====== Data excerpt ======

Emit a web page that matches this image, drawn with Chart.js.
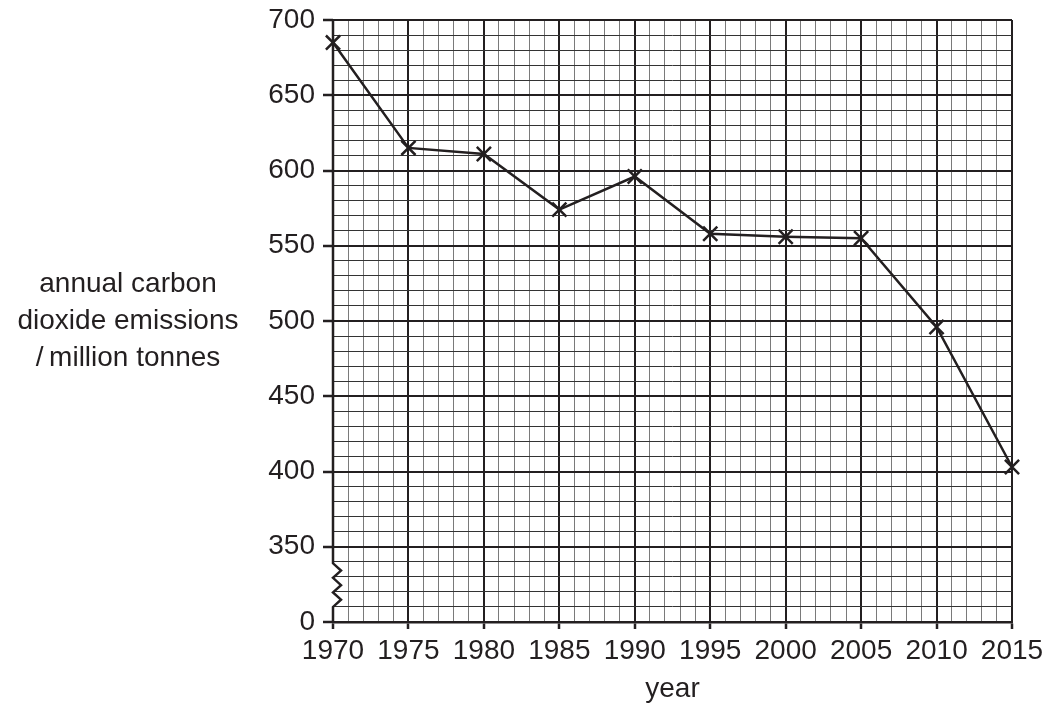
<!DOCTYPE html>
<html>
<head>
<meta charset="utf-8">
<script src="https://cdn.jsdelivr.net/npm/chart.js@4/dist/chart.umd.min.js"></script>
<style>
  html, body { margin: 0; padding: 0; background: #fff; }
</style>
</head>
<body>
<canvas id="myChart" width="1050" height="708"></canvas>
<script>
// data
const years = [1970, 1975, 1980, 1985, 1990, 1995, 2000, 2005, 2010, 2015]
const emissions = [685, 615, 611, 574, 596, 558, 556, 555, 496, 403]

// axis labels (the y axis is broken: bottom gridline is labelled 0)
const yTickValues = [300, 350, 400, 450, 500, 550, 600, 650, 700]
const yTickText = ["0", "350", "400", "450", "500", "550", "600", "650", "700"]
const yTitle = ["annual carbon", "dioxide emissions", "/\u2009million tonnes"]
const xTitle = "year"

const ink = "#231f20"
const font = '"Liberation Sans", Arial, Helvetica, sans-serif'

const isMajorX = (v) => v % 5 === 0
const isMajorY = (v) => v % 50 === 0

// axis break + horizontal y title
const extras = {
  id: "extras",
  beforeDatasetsDraw(chart) {
    const c = chart.ctx
    const a = chart.chartArea
    const y = chart.scales.y
    const top = y.getPixelForValue(339)
    const bot = y.getPixelForValue(310)
    const n = 6
    c.save()
    c.strokeStyle = ink
    c.lineWidth = 2.5
    c.lineJoin = "miter"
    c.beginPath()
    c.moveTo(a.left, a.top)
    c.lineTo(a.left, top)
    for (let i = 1; i < n; i++) {
      c.lineTo(a.left + (i % 2 ? 8 : 0), top + (bot - top) * i / n)
    }
    c.lineTo(a.left, bot)
    c.lineTo(a.left, a.bottom)
    c.stroke()
    c.restore()
  },
  afterDraw(chart) {
    const c = chart.ctx
    c.save()
    c.fillStyle = ink
    c.font = "28px " + font
    c.textAlign = "center"
    c.textBaseline = "middle"
    yTitle.forEach((t, i) => c.fillText(t, 128, 284 + i * 37))
    c.restore()
  }
}

const ctx = document.getElementById("myChart")

new Chart(ctx, {
  type: "line",
  data: {
    datasets: [{
      data: years.map((yr, i) => ({ x: yr, y: emissions[i] })),
      borderColor: ink,
      borderWidth: 2.5,
      pointStyle: "crossRot",
      pointRadius: 10,
      pointBorderWidth: 2.5,
      pointBorderColor: ink,
      tension: 0,
      clip: false
    }]
  },
  options: {
    responsive: false,
    animation: false,
    layout: { padding: { left: 253, right: 38, top: 20, bottom: 0 } },
    plugins: { legend: { display: false }, tooltip: { enabled: false } },
    scales: {
      x: {
        type: "linear",
        min: 1970,
        max: 2015,
        afterFit: (s) => { s.height = 86 },
        afterBuildTicks: (s) => {
          s.ticks = []
          for (let v = 1970; v <= 2015; v++) s.ticks.push({ value: v })
        },
        ticks: {
          autoSkip: false,
          maxRotation: 0,
          padding: 5,
          color: ink,
          font: { family: font, size: 28 },
          callback: (v) => isMajorX(v) ? String(v) : ""
        },
        grid: {
          color: (c) => c.tick.value === 1970 ? "rgba(0,0,0,0)" : (isMajorX(c.tick.value) ? ink : "#7a7a7a"),
          lineWidth: (c) => isMajorX(c.tick.value) ? 2 : 1,
          tickColor: (c) => isMajorX(c.tick.value) ? ink : "rgba(0,0,0,0)",
          tickWidth: 2.5,
          tickLength: 7
        },
        border: { display: true, color: ink, width: 2.5 },
        title: {
          display: true,
          text: xTitle,
          color: ink,
          font: { family: font, size: 28 },
          padding: { top: 0, bottom: 2 }
        }
      },
      y: {
        min: 300,
        max: 700,
        afterFit: (s) => {
          s.width = 80
          s.paddingTop = 0
          s.paddingBottom = 0
        },
        afterBuildTicks: (s) => {
          s.ticks = []
          for (let v = 300; v <= 700; v += 10) s.ticks.push({ value: v })
        },
        ticks: {
          autoSkip: false,
          padding: 8,
          color: ink,
          font: { family: font, size: 28 },
          callback: (v) => {
            const k = yTickValues.indexOf(v)
            return k >= 0 ? yTickText[k] : ""
          }
        },
        grid: {
          color: (c) => isMajorY(c.tick.value) ? ink : "#333333",
          lineWidth: (c) => isMajorY(c.tick.value) ? 2 : 1,
          tickColor: (c) => isMajorY(c.tick.value) ? ink : "rgba(0,0,0,0)",
          tickWidth: 2.5,
          tickLength: 10
        },
        border: { display: false }
      }
    }
  },
  plugins: [extras]
})
</script>
</body>
</html>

======

• **Exercise requirements**
Using the material above, set down every line exactly, but skip the pictures.

• **Expected output**
Emit a web page that matches this image, drawn with Chart.js.
<!DOCTYPE html>
<html>
<head>
<meta charset="utf-8">
<script src="https://cdn.jsdelivr.net/npm/chart.js@4/dist/chart.umd.min.js"></script>
<style>
  html, body { margin: 0; padding: 0; background: #fff; }
</style>
</head>
<body>
<canvas id="myChart" width="1050" height="708"></canvas>
<script>
// data
const years = [1970, 1975, 1980, 1985, 1990, 1995, 2000, 2005, 2010, 2015]
const emissions = [685, 615, 611, 574, 596, 558, 556, 555, 496, 403]

// axis labels (the y axis is broken: bottom gridline is labelled 0)
const yTickValues = [300, 350, 400, 450, 500, 550, 600, 650, 700]
const yTickText = ["0", "350", "400", "450", "500", "550", "600", "650", "700"]
const yTitle = ["annual carbon", "dioxide emissions", "/\u2009million tonnes"]
const xTitle = "year"

const ink = "#231f20"
const font = '"Liberation Sans", Arial, Helvetica, sans-serif'

const isMajorX = (v) => v % 5 === 0
const isMajorY = (v) => v % 50 === 0

// axis break + horizontal y title
const extras = {
  id: "extras",
  beforeDatasetsDraw(chart) {
    const c = chart.ctx
    const a = chart.chartArea
    const y = chart.scales.y
    const top = y.getPixelForValue(339)
    const bot = y.getPixelForValue(310)
    const n = 6
    c.save()
    c.strokeStyle = ink
    c.lineWidth = 2.5
    c.lineJoin = "miter"
    c.beginPath()
    c.moveTo(a.left, a.top)
    c.lineTo(a.left, top)
    for (let i = 1; i < n; i++) {
      c.lineTo(a.left + (i % 2 ? 8 : 0), top + (bot - top) * i / n)
    }
    c.lineTo(a.left, bot)
    c.lineTo(a.left, a.bottom)
    c.stroke()
    c.restore()
  },
  afterDraw(chart) {
    const c = chart.ctx
    c.save()
    c.fillStyle = ink
    c.font = "28px " + font
    c.textAlign = "center"
    c.textBaseline = "middle"
    yTitle.forEach((t, i) => c.fillText(t, 128, 284 + i * 37))
    c.restore()
  }
}

const ctx = document.getElementById("myChart")

new Chart(ctx, {
  type: "line",
  data: {
    datasets: [{
      data: years.map((yr, i) => ({ x: yr, y: emissions[i] })),
      borderColor: ink,
      borderWidth: 2.5,
      pointStyle: "crossRot",
      pointRadius: 10,
      pointBorderWidth: 2.5,
      pointBorderColor: ink,
      tension: 0,
      clip: false
    }]
  },
  options: {
    responsive: false,
    animation: false,
    layout: { padding: { left: 253, right: 38, top: 20, bottom: 0 } },
    plugins: { legend: { display: false }, tooltip: { enabled: false } },
    scales: {
      x: {
        type: "linear",
        min: 1970,
        max: 2015,
        afterFit: (s) => { s.height = 86 },
        afterBuildTicks: (s) => {
          s.ticks = []
          for (let v = 1970; v <= 2015; v++) s.ticks.push({ value: v })
        },
        ticks: {
          autoSkip: false,
          maxRotation: 0,
          padding: 5,
          color: ink,
          font: { family: font, size: 28 },
          callback: (v) => isMajorX(v) ? String(v) : ""
        },
        grid: {
          color: (c) => c.tick.value === 1970 ? "rgba(0,0,0,0)" : (isMajorX(c.tick.value) ? ink : "#7a7a7a"),
          lineWidth: (c) => isMajorX(c.tick.value) ? 2 : 1,
          tickColor: (c) => isMajorX(c.tick.value) ? ink : "rgba(0,0,0,0)",
          tickWidth: 2.5,
          tickLength: 7
        },
        border: { display: true, color: ink, width: 2.5 },
        title: {
          display: true,
          text: xTitle,
          color: ink,
          font: { family: font, size: 28 },
          padding: { top: 0, bottom: 2 }
        }
      },
      y: {
        min: 300,
        max: 700,
        afterFit: (s) => {
          s.width = 80
          s.paddingTop = 0
          s.paddingBottom = 0
        },
        afterBuildTicks: (s) => {
          s.ticks = []
          for (let v = 300; v <= 700; v += 10) s.ticks.push({ value: v })
        },
        ticks: {
          autoSkip: false,
          padding: 8,
          color: ink,
          font: { family: font, size: 28 },
          callback: (v) => {
            const k = yTickValues.indexOf(v)
            return k >= 0 ? yTickText[k] : ""
          }
        },
        grid: {
          color: (c) => isMajorY(c.tick.value) ? ink : "#333333",
          lineWidth: (c) => isMajorY(c.tick.value) ? 2 : 1,
          tickColor: (c) => isMajorY(c.tick.value) ? ink : "rgba(0,0,0,0)",
          tickWidth: 2.5,
          tickLength: 10
        },
        border: { display: false }
      }
    }
  },
  plugins: [extras]
})
</script>
</body>
</html>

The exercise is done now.